▶ Goal: Only the lines from the start of the data through the line with "plt.rcParams['font.family'] = ['Liberation" belong in the copy. Restate them word for word, minus the pictures.

#####

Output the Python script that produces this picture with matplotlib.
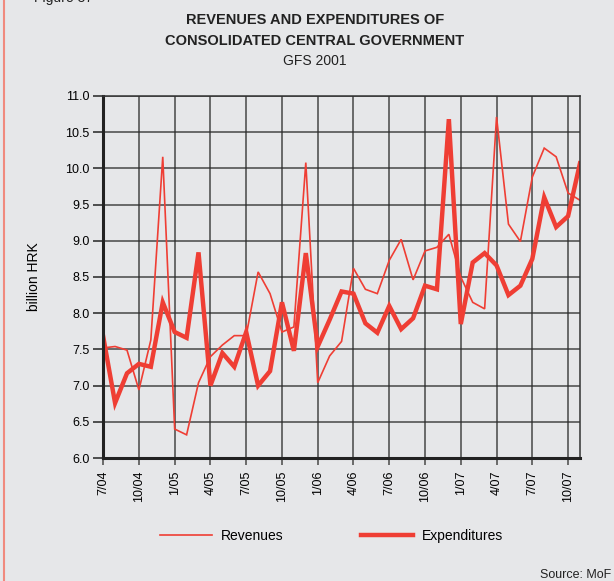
import matplotlib.pyplot as plt
import numpy as np

plt.rcParams['font.family'] = ['Liberation Sans', 'DejaVu Sans']

# monthly data, 7/2004 - 11/2007, billion HRK
months = ['7/04', '8/04', '9/04', '10/04', '11/04', '12/04',
          '1/05', '2/05', '3/05', '4/05', '5/05', '6/05',
          '7/05', '8/05', '9/05', '10/05', '11/05', '12/05',
          '1/06', '2/06', '3/06', '4/06', '5/06', '6/06',
          '7/06', '8/06', '9/06', '10/06', '11/06', '12/06',
          '1/07', '2/07', '3/07', '4/07', '5/07', '6/07',
          '7/07', '8/07', '9/07', '10/07', '11/07']
revenues = [7.52, 7.54, 7.49, 6.94, 7.63, 10.16,
            6.40, 6.32, 7.04, 7.40, 7.56, 7.69,
            7.69, 8.57, 8.27, 7.74, 7.81, 10.08,
            7.04, 7.41, 7.61, 8.62, 8.33, 8.27,
            8.73, 9.02, 8.46, 8.86, 8.91, 9.09,
            8.50, 8.15, 8.06, 10.71, 9.23, 8.99,
            9.88, 10.28, 10.16, 9.66, 9.56]
expenditures = [7.68, 6.76, 7.17, 7.30, 7.26, 8.15,
                7.74, 7.66, 8.84, 7.00, 7.45, 7.26,
                7.74, 7.00, 7.20, 8.15, 7.48, 8.83,
                7.54, 7.91, 8.30, 8.27, 7.86, 7.73,
                8.10, 7.78, 7.93, 8.38, 8.33, 10.68,
                7.85, 8.70, 8.83, 8.66, 8.25, 8.38,
                8.75, 9.60, 9.19, 9.34, 10.07]
tick_labels = months[::3]

bg = '#e6e7e9'
red = '#ef3e34'

fig = plt.figure(figsize=(6.14, 5.81), dpi=100, facecolor=bg)
ax = fig.add_axes([0.168, 0.2117, 0.7766, 0.6231], facecolor=bg)

x = np.arange(len(months))
ax.plot(x, revenues, color=red, lw=1.2, label='Revenues', solid_joinstyle='miter')
ax.plot(x, expenditures, color=red, lw=3.2, label='Expenditures', solid_joinstyle='miter')

ax.set_xlim(0, len(months) - 1)
ax.set_ylim(6.0, 11.0)
ax.set_yticks(np.arange(6.0, 11.01, 0.5))
ax.set_yticklabels([f'{v:.1f}' for v in np.arange(6.0, 11.01, 0.5)], fontsize=9)
ax.set_xticks(x[::3])
ax.set_xticklabels(tick_labels, rotation=90, fontsize=9)
ax.tick_params(axis='y', length=7, width=1.2, color='#333333', pad=3)
ax.tick_params(axis='x', length=5, width=1.2, color='#555555', pad=4)
ax.grid(True, color='#2b2b2b', lw=1.1, alpha=0.85)
ax.set_axisbelow(True)

for side in ['left', 'bottom']:
    ax.spines[side].set_linewidth(2.2)
    ax.spines[side].set_color('#222222')
for side in ['top', 'right']:
    ax.spines[side].set_linewidth(1.1)
    ax.spines[side].set_color('#333333')

ax.set_ylabel('billion HRK', fontsize=10)
ax.yaxis.set_label_coords(-0.13, 0.5)

fig.text(0.513, 0.965, 'REVENUES AND EXPENDITURES OF', ha='center', va='center',
         fontsize=10.5, fontweight='bold', color='#222222')
fig.text(0.513, 0.929, 'CONSOLIDATED CENTRAL GOVERNMENT', ha='center', va='center',
         fontsize=10.5, fontweight='bold', color='#222222')
fig.text(0.513, 0.895, 'GFS 2001', ha='center', va='center', fontsize=10, color='#222222')
fig.text(0.055, 1.003, 'Figure 37', ha='left', va='center', fontsize=10, color='#222222')
fig.text(0.879, 0.011, 'Source: MoF', ha='left', va='center', fontsize=9, color='#222222')

fig.legend(loc='center', bbox_to_anchor=(0.54, 0.077), ncol=2, frameon=False,
           fontsize=10, handlelength=3.75, columnspacing=5.6, handletextpad=0.65)

# pink border on the left edge
fig.add_artist(plt.Line2D([0.006, 0.006], [0, 1], transform=fig.transFigure,
                          color='#f08a7e', lw=1.5))

fig.savefig('out.png', dpi=100, facecolor=bg)
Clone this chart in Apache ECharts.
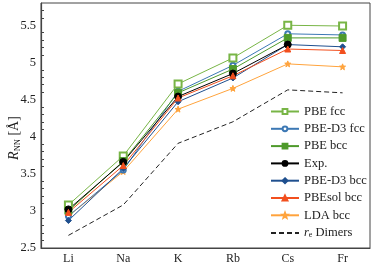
<!DOCTYPE html>
<html><head><meta charset="utf-8">
<script src="https://cdn.jsdelivr.net/npm/echarts@6/dist/echarts.min.js"></script>
<style>html,body{margin:0;padding:0;background:#fff}#c{width:373px;height:265px}</style>
</head><body><div id="c"></div>
<script>
const categories = ['Li','Na','K','Rb','Cs','Fr'];
const pbeFcc    = [3.08, 3.74, 4.71, 5.06, 5.50, 5.49];
const pbeD3Fcc  = [2.93, 3.55, 4.61, 4.96, 5.385, 5.37];
const pbeBcc    = [3.00, 3.67, 4.59, 4.91, 5.33, 5.33];
const expVals   = [3.02, 3.66, 4.54, 4.85, 5.24, null];
const pbeD3Bcc  = [2.87, 3.57, 4.47, 4.79, 5.24, 5.21];
const pbesolBcc = [2.98, 3.61, 4.52, 4.82, 5.18, 5.16];
const ldaBcc    = [2.93, 3.53, 4.37, 4.65, 4.98, 4.94];
const dimers    = [2.67, 3.08, 3.91, 4.20, 4.63, 4.59];
const yTicks = [2.5, 3, 3.5, 4, 4.5, 5, 5.5];

const font = 'Liberation Serif';
const star = 'path://M0,-10 L2.5,-3.4 L9.5,-3.1 L4,1.3 L5.9,8.1 L0,4.2 L-5.9,8.1 L-4,1.3 L-9.5,-3.1 L-2.5,-3.4 Z';
function s(name, data, color, symbol, size, extra) {
  return Object.assign({
    name, type: 'line', data, symbol, symbolSize: size,
    lineStyle: {color, width: 1}, itemStyle: {color, borderColor: color, borderWidth: 1},
    emphasis: {disabled: true}, animation: false, connectNulls: false
  }, extra || {});
}
const chart = echarts.init(document.getElementById('c'), null, {renderer: 'canvas'});
chart.setOption({
  animation: false,
  grid: {left: 41, right: 3, top: 3, bottom: 17, show: true, borderColor: '#444', borderWidth: 1},
  xAxis: {
    type: 'category', data: categories, boundaryGap: true,
    axisLine: {lineStyle: {color: '#444', width: 1.2}},
    axisTick: {inside: true, alignWithLabel: true, length: 5, lineStyle: {color: '#444'}},
    axisLabel: {fontFamily: font, fontSize: 12, color: '#222', margin: 5}
  },
  yAxis: {
    type: 'value', min: 2.5, max: 5.8, interval: 0.5,
    axisLine: {show: true, lineStyle: {color: '#444', width: 1.2}},
    axisTick: {inside: true, length: 5, lineStyle: {color: '#444'}},
    minorTick: {show: true, splitNumber: 5, length: 3, lineStyle: {color: '#444'}},
    splitLine: {show: false},
    axisLabel: {fontFamily: font, fontSize: 12.5, color: '#222', margin: 5,
      formatter: v => yTicks.includes(+v.toFixed(1)) ? String(+v.toFixed(1)) : ''}
  },
  legend: {
    orient: 'vertical', left: 265, top: 100, itemWidth: 28, itemHeight: 6, itemGap: 4.3,
    textStyle: {fontFamily: font, fontSize: 12.5, color: '#222', lineHeight: 12,
      rich: {i: {fontFamily: font, fontSize: 12.5, fontStyle: 'italic', color: '#222', lineHeight: 12},
             sub: {fontFamily: font, fontSize: 8, color: '#222', verticalAlign: 'bottom', padding: [5, 0, 0, 0], lineHeight: 12},
             n: {fontFamily: font, fontSize: 12.5, color: '#222', lineHeight: 12}}},
    formatter: n => n === 'Dimers' ? '{i|r}{sub|e}{n| Dimers}' : n,
    data: ['PBE fcc','PBE-D3 fcc','PBE bcc','Exp.','PBE-D3 bcc','PBEsol bcc','LDA bcc','Dimers']
  },
  graphic: [{
    type: 'text', x: 14, y: 138, rotation: Math.PI / 2,
    style: {
      text: '{i|R}{sub|NN}{n| [Å]}', align: 'center', verticalAlign: 'middle',
      rich: {i: {fontFamily: font, fontSize: 14, fontStyle: 'italic', fill: '#222'},
             sub: {fontFamily: font, fontSize: 8.5, fill: '#222', verticalAlign: 'bottom', padding: [7, 0, 0, 0]},
             n: {fontFamily: font, fontSize: 14, fill: '#222'}}
    }
  }],
  series: [
    s('Dimers', dimers, '#222', 'circle', 1, {showSymbol: false, itemStyle: {color: '#222', opacity: 0},
      lineStyle: {color: '#222', width: 1, type: [5, 3]}}),
    s('LDA bcc', ldaBcc, '#ffa33c', star, 6),
    s('PBE-D3 fcc', pbeD3Fcc, '#3c78b4', 'emptyCircle', 5),
    s('PBE fcc', pbeFcc, '#78b546', 'emptyRect', 7),
    s('PBE bcc', pbeBcc, '#4e9a2b', 'rect', 7),
    s('PBE-D3 bcc', pbeD3Bcc, '#1f4f8e', 'diamond', 6),
    s('Exp.', expVals, '#000', 'circle', 7),
    s('PBEsol bcc', pbesolBcc, '#f24f1e', 'triangle', 6)
  ]
});
</script></body></html>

#####

▶ Task solution:
Output the Python script that produces this picture with matplotlib.
import matplotlib.pyplot as plt
import numpy as np

plt.rcParams['font.family'] = ['Liberation Sans', 'DejaVu Sans']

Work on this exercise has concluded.